***** Records for the task

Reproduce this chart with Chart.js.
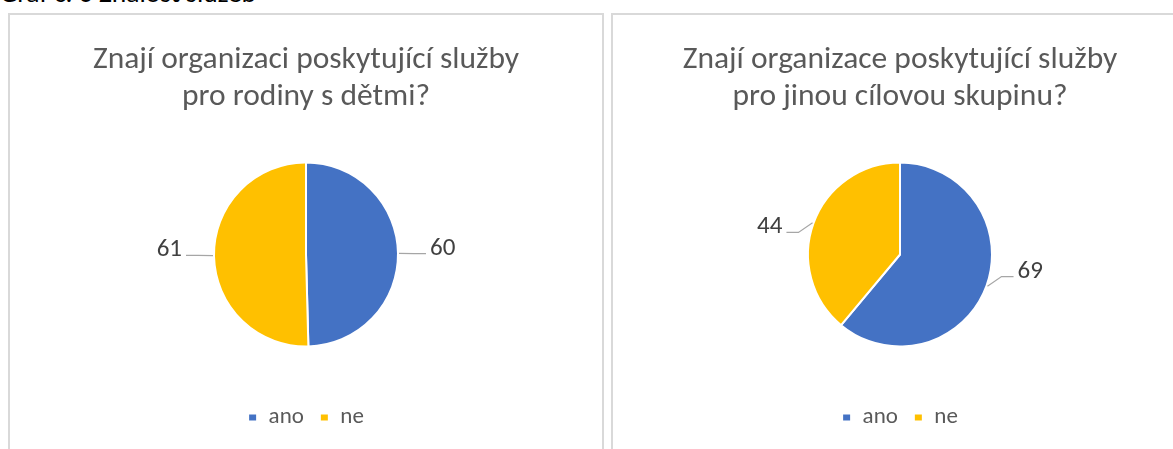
<!DOCTYPE html>
<html>
<head>
<meta charset="utf-8">
<script src="https://cdn.jsdelivr.net/npm/chart.js@4/dist/chart.umd.min.js"></script>
<style>
  html, body { margin: 0; padding: 0; background: #fff; overflow: hidden; }
  body { width: 1173px; height: 449px; position: relative; font-family: Carlito, Calibri, Lato, sans-serif; }
  .caption { position: absolute; left: 0; top: -24px; font-size: 27.5px; line-height: 34px; color: #000; white-space: nowrap; }
  .panel { position: absolute; top: 13px; height: 480px; border: 2px solid #d9d9d9; box-sizing: border-box; }
  .panel canvas { position: absolute; left: 0; top: 0; }
</style>
</head>
<body>
<div class="caption">Graf č. 6 Znalost služeb</div>
<div class="panel" style="left:8px; width:596px;"><canvas id="pieFamily"></canvas></div>
<div class="panel" style="left:611px; width:578px;"><canvas id="pieOther"></canvas></div>
<script>
const categories = ['ano', 'ne'];
const familyValues = [60, 61];
const otherValues = [69, 44];
const familyTitle = ['Znají organizaci poskytující služby', 'pro rodiny s dětmi?'];
const otherTitle = ['Znají organizace poskytující služby', 'pro jinou cílovou skupinu?'];
const colors = ['#4472C4', '#FFC000'];

const FONT = 'Carlito, Calibri, Lato, sans-serif';

// leader lines + value labels outside the slices
const outsideLabels = {
    id: 'outsideLabels',
    afterDatasetsDraw(chart) {
        const ctx = chart.ctx;
        const meta = chart.getDatasetMeta(0);
        const values = chart.data.datasets[0].data;
        ctx.save();
        meta.data.forEach((arc, i) => {
            const p = arc.getProps(['x', 'y', 'startAngle', 'endAngle', 'outerRadius']);
            const mid = (p.startAngle + p.endAngle) / 2;
            const r = p.outerRadius;
            const sx = p.x + Math.cos(mid) * (r + 1);
            const sy = p.y + Math.sin(mid) * (r + 1);
            const ex = p.x + Math.cos(mid) * (r + 16);
            const ey = p.y + Math.sin(mid) * (r + 16) * 0.6;
            const dir = Math.cos(mid) >= 0 ? 1 : -1;
            const hx = ex + dir * 12;
            ctx.strokeStyle = '#a6a6a6';
            ctx.lineWidth = 1.2;
            ctx.beginPath();
            ctx.moveTo(sx, sy);
            ctx.lineTo(ex, ey);
            ctx.lineTo(hx, ey);
            ctx.stroke();
            ctx.fillStyle = '#404040';
            ctx.font = '25px ' + FONT;
            ctx.textBaseline = 'alphabetic';
            ctx.textAlign = dir > 0 ? 'left' : 'right';
            ctx.fillText(String(values[i]), hx + dir * 4, ey + 1);
        });
        ctx.restore();
    }
};

function makePie(id, w, title, values) {
    const canvas = document.getElementById(id);
    canvas.width = w;
    canvas.height = 450;
    canvas.style.width = w + 'px';
    canvas.style.height = '450px';
    return new Chart(canvas.getContext('2d'), {
        type: 'pie',
        data: {
            labels: categories,
            datasets: [{
                data: values,
                backgroundColor: colors,
                borderColor: '#ffffff',
                borderWidth: 2,
                radius: 92
            }]
        },
        options: {
            responsive: false,
            animation: false,
            events: [],
            layout: { padding: { bottom: 26 } },
            plugins: {
                title: {
                    display: true,
                    text: title,
                    color: '#595959',
                    font: { family: FONT, size: 31.5, weight: 'normal', lineHeight: 1.175 },
                    padding: { top: 27, bottom: 3 }
                },
                legend: {
                    position: 'bottom',
                    labels: {
                        color: '#595959',
                        font: { family: FONT, size: 23 },
                        boxWidth: 9,
                        boxHeight: 8,
                        padding: 16
                    }
                },
                tooltip: { enabled: false }
            }
        },
        plugins: [outsideLabels]
    });
}

makePie('pieFamily', 592, familyTitle, familyValues);
makePie('pieOther', 574, otherTitle, otherValues);
</script>
</body>
</html>
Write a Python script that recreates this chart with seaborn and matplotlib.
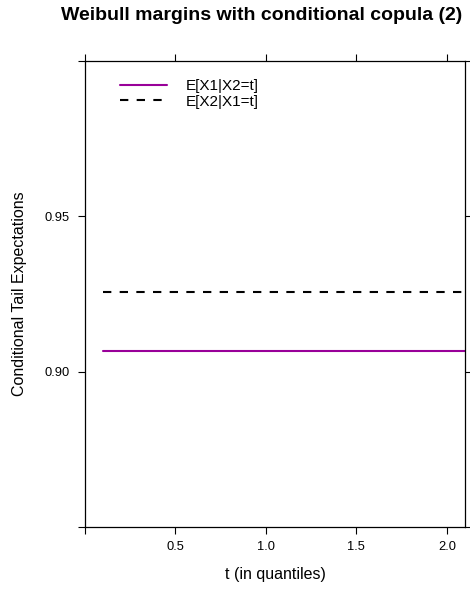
import matplotlib
matplotlib.use("Agg")
import matplotlib.pyplot as plt
import seaborn as sns
import pandas as pd
from matplotlib.lines import Line2D

# data
t_vals = [0.1, 2.1]
ce_x1_given_x2 = [0.9067, 0.9067]
ce_x2_given_x1 = [0.9256, 0.9256]
series_labels = ["E[X1|X2=t]", "E[X2|X1=t]"]
x_ticks = [0.0, 0.5, 1.0, 1.5, 2.0]
x_ticklabels = ["", "0.5", "1.0", "1.5", "2.0"]
y_ticks = [0.85, 0.90, 0.95, 1.00]
y_ticklabels = ["", "0.90", "0.95", ""]

sns.set_style("white")
plt.rcParams['font.family'] = ['Liberation Sans', 'DejaVu Sans']
plt.rcParams['text.color'] = 'black'
plt.rcParams['axes.labelcolor'] = 'black'
plt.rcParams['xtick.color'] = 'black'
plt.rcParams['ytick.color'] = 'black'

df = pd.DataFrame({
    "t": t_vals + t_vals,
    "value": ce_x1_given_x2 + ce_x2_given_x1,
    "series": [series_labels[0]] * len(t_vals) + [series_labels[1]] * len(t_vals),
})

fig = plt.figure(figsize=(4.7, 5.9), dpi=100)
ax = fig.add_axes([85/470, 1-527/590, 380/470, 466/590])

sns.lineplot(data=df, x="t", y="value", hue="series", style="series",
             palette={series_labels[0]: "#990099", series_labels[1]: "black"},
             dashes={series_labels[0]: "", series_labels[1]: (4, 4)},
             linewidth=1.5, ax=ax, legend=False)

ax.set_xlim(0.0, 2.1)
ax.set_ylim(0.85, 1.0)
ax.set_xticks(x_ticks)
ax.set_xticklabels(x_ticklabels)
ax.set_yticks(y_ticks)
ax.set_yticklabels(y_ticklabels)
ax.tick_params(axis='both', which='both', direction='out', length=5, width=0.8,
               labelsize=9.3, top=True, right=True, bottom=True, left=True,
               labeltop=False, labelright=False, color='black', labelcolor='black')
ax.tick_params(axis='x', pad=5)
ax.tick_params(axis='y', pad=6)
for s in ax.spines.values():
    s.set_color('black')
    s.set_linewidth(0.9)
    s.set_visible(True)

ax.set_xlabel("t (in quantiles)", fontsize=11.5, color='black')
ax.set_ylabel("Conditional Tail Expectations", fontsize=11.5, color='black')
ax.xaxis.set_label_coords(0.5, (527-567)/466)
ax.yaxis.set_label_coords((27-85)/380, 0.5)
fig.text(262/470, 1-15/590, "Weibull margins with conditional copula (2)",
         ha='center', va='center', fontsize=14, fontweight='bold', color='black')

handles = [Line2D([], [], color="#990099", lw=1.5),
           Line2D([], [], color="black", lw=1.5, dashes=(4, 4))]
leg = ax.legend(handles, series_labels, loc='upper left',
                bbox_to_anchor=((120-85)/380, 1-(79-61)/466),
                frameon=False, fontsize=11, handlelength=3.1, handletextpad=1.2,
                labelspacing=0.1, borderaxespad=0, borderpad=0)
for txt in leg.get_texts():
    txt.set_color('black')

fig.savefig("out.png", dpi=100)
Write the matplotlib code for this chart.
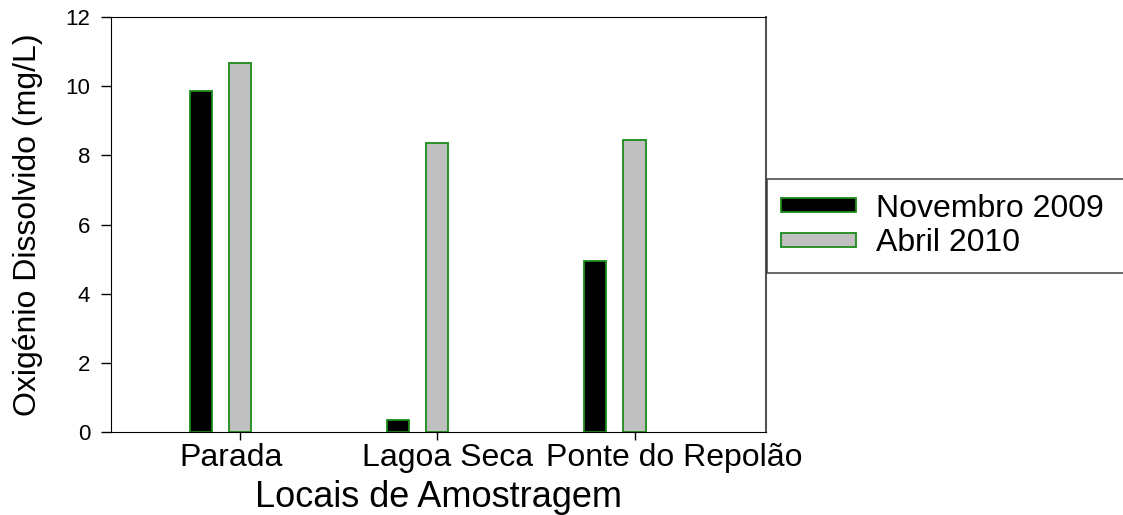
import numpy as np
import matplotlib.pyplot as plt
from matplotlib.transforms import ScaledTranslation

plt.rcParams['font.family'] = ['Liberation Sans', 'DejaVu Sans']

# Oxigénio dissolvido por local e campanha
locais = ["Parada", "Lagoa Seca", "Ponte do Repolão"]
nov_2009 = [9.87, 0.36, 4.95]
abr_2010 = [10.66, 8.36, 8.45]

x = np.arange(1, len(locais) + 1)
largura = 0.112

fig = plt.figure(figsize=(11.23, 5.15), dpi=100)
ax = fig.add_axes([0.0988, 0.161, 0.583, 0.806])

ax.bar(x - 0.199, nov_2009, width=largura, color="black", edgecolor="#1a8c1a",
       linewidth=1.3, label="Novembro 2009")
ax.bar(x, abr_2010, width=largura, color="#c0c0c0", edgecolor="#1a8c1a",
       linewidth=1.3, label="Abril 2010")

ax.set_xlim(0.345, 3.665)
ax.set_ylim(0, 12)
ax.set_yticks(np.arange(0, 13, 2))
ax.set_xticks(x)
ax.set_xticklabels(locais)

ax.tick_params(axis="y", direction="out", length=7, width=1, labelsize=16, pad=8)
ax.tick_params(axis="x", direction="out", length=6, width=1, labelsize=23, pad=2)

# desloca os rótulos das categorias (em polegadas) para não se sobreporem
desvios = [-0.09, 0.10, 0.40]
for rotulo, dx in zip(ax.get_xticklabels(), desvios):
    rotulo.set_transform(rotulo.get_transform() +
                         ScaledTranslation(dx, 0, fig.dpi_scale_trans))

for lado in ["left", "bottom", "top"]:
    ax.spines[lado].set_color("black")
ax.spines["right"].set_color("#555555")
ax.spines["right"].set_linewidth(1.5)

ax.set_xlabel("Locais de Amostragem", fontsize=26, labelpad=5)
ax.set_ylabel("Oxigénio Dissolvido (mg/L)", fontsize=23, labelpad=16)

# legenda larga, a passar da margem direita da figura
leg = fig.legend(loc="upper left", bbox_to_anchor=(0.683, 0.472, 0.33, 0.18),
                 mode="expand", fontsize=23, frameon=True, fancybox=False,
                 handlelength=2.35, handleheight=0.3, handletextpad=0.6,
                 borderpad=0.45, labelspacing=0.15, borderaxespad=0)
leg.get_frame().set_edgecolor("#333333")
leg.get_frame().set_linewidth(1.3)

fig.savefig("out.png", dpi=100)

**********

▶ **Short task**
Skip every picture and return the lines above from the top through the one that contains "const FONT = 'Carlito, Calibri, Lato, sans-serif';".

▶ **Reply**
Reproduce this chart with Chart.js.
<!DOCTYPE html>
<html>
<head>
<meta charset="utf-8">
<script src="https://cdn.jsdelivr.net/npm/chart.js@4/dist/chart.umd.min.js"></script>
<style>
  html, body { margin: 0; padding: 0; background: #fff; overflow: hidden; }
  body { width: 1173px; height: 449px; position: relative; font-family: Carlito, Calibri, Lato, sans-serif; }
  .caption { position: absolute; left: 0; top: -24px; font-size: 27.5px; line-height: 34px; color: #000; white-space: nowrap; }
  .panel { position: absolute; top: 13px; height: 480px; border: 2px solid #d9d9d9; box-sizing: border-box; }
  .panel canvas { position: absolute; left: 0; top: 0; }
</style>
</head>
<body>
<div class="caption">Graf č. 6 Znalost služeb</div>
<div class="panel" style="left:8px; width:596px;"><canvas id="pieFamily"></canvas></div>
<div class="panel" style="left:611px; width:578px;"><canvas id="pieOther"></canvas></div>
<script>
const categories = ['ano', 'ne'];
const familyValues = [60, 61];
const otherValues = [69, 44];
const familyTitle = ['Znají organizaci poskytující služby', 'pro rodiny s dětmi?'];
const otherTitle = ['Znají organizace poskytující služby', 'pro jinou cílovou skupinu?'];
const colors = ['#4472C4', '#FFC000'];

const FONT = 'Carlito, Calibri, Lato, sans-serif';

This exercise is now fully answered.